The AS/400 lost its name in 2000, as IBM renamed it to the iSeries as part of its eServer branding exercise. Its current i5 moniker came about in 2004 when the series was extended to use IBM’s POWER5 processor chip.
On 31 January 2006, IBM formally announced that the iSeries range would be known as the System i5 platform, and that it would run i5/OS (the follow-on from OS/400), Unix and Linux natively on Power 5 processors, with the option of adding in Intel Windows and Linux environments via xSeries plug in boxes and boards.
Name game
IBM’S decision to rename its iSeries server range as System i5 may have been made to emphasise its use of the company’s Power 5 processing technology, but the negative reaction from users to IBM’s mid-range was swift.

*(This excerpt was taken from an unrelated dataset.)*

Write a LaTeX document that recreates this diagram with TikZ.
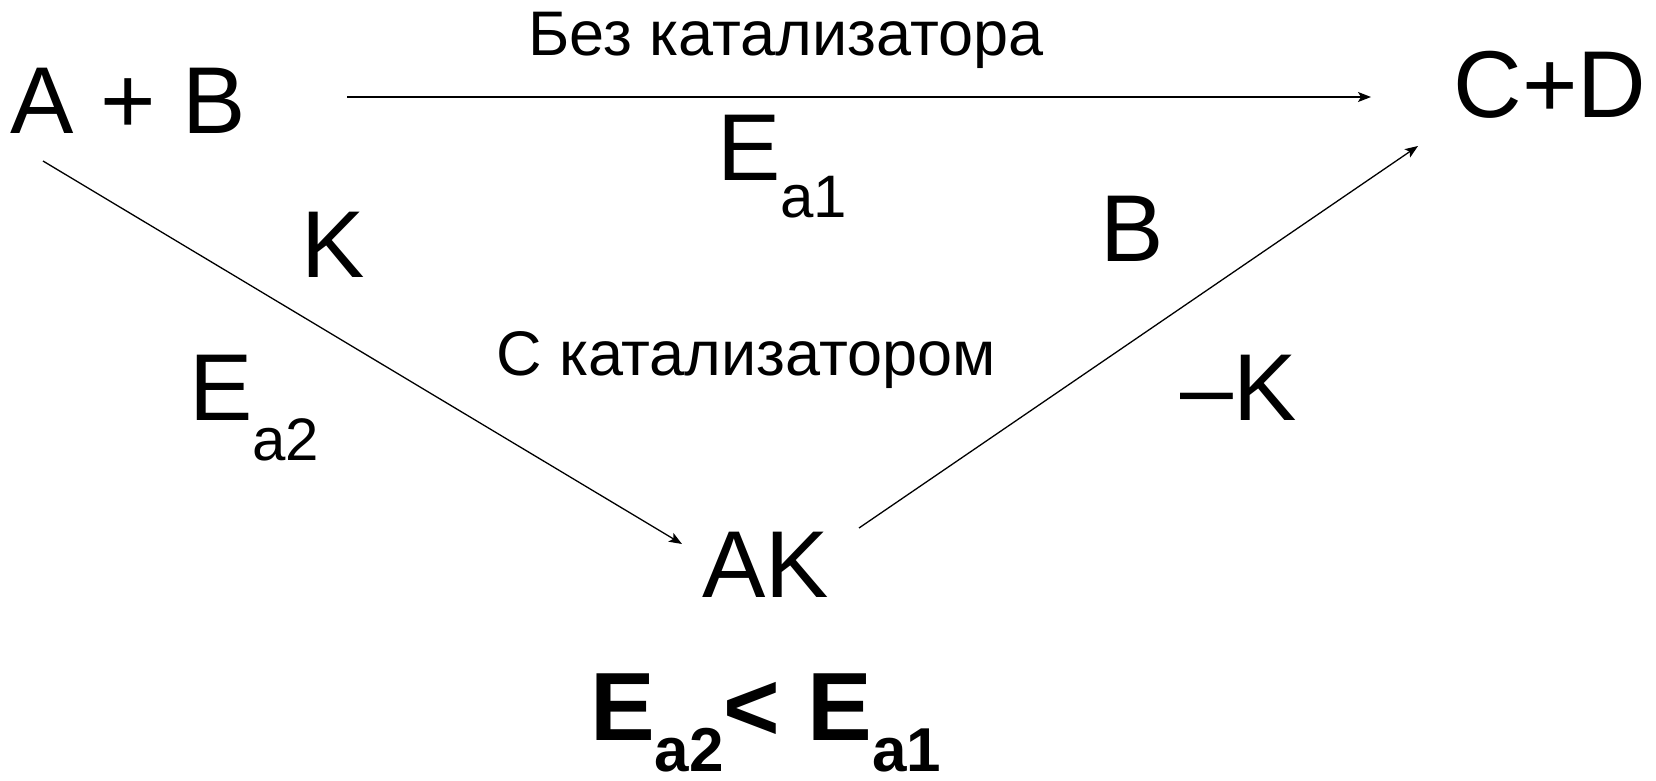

Matthew Ashton, director of the UK’s iSeries User Group COMMON and an ardent fan of the IBM mid-range since the AS/400 was launched in 1988, is one customer who disagrees with IBM’s decision to give the line its third name in six years. “I don’t believe they have done it correctly,” he says. “IBM is going to have to go a long way in convincing the marketplace and the users who are passionate about this machine why they have gone down this route and changed the name.”
But executives at IBM are more sanguine. “If our traditional customers still want to keep referring to it as the AS/400, I don’t have a problem with that,” says Nigel Adams, iSeries product and sales program manager for the enterprise systems group at IBM. “In a way, it’s probably more relevant to new customers because it’s signalling how much more you can do with the platform now.”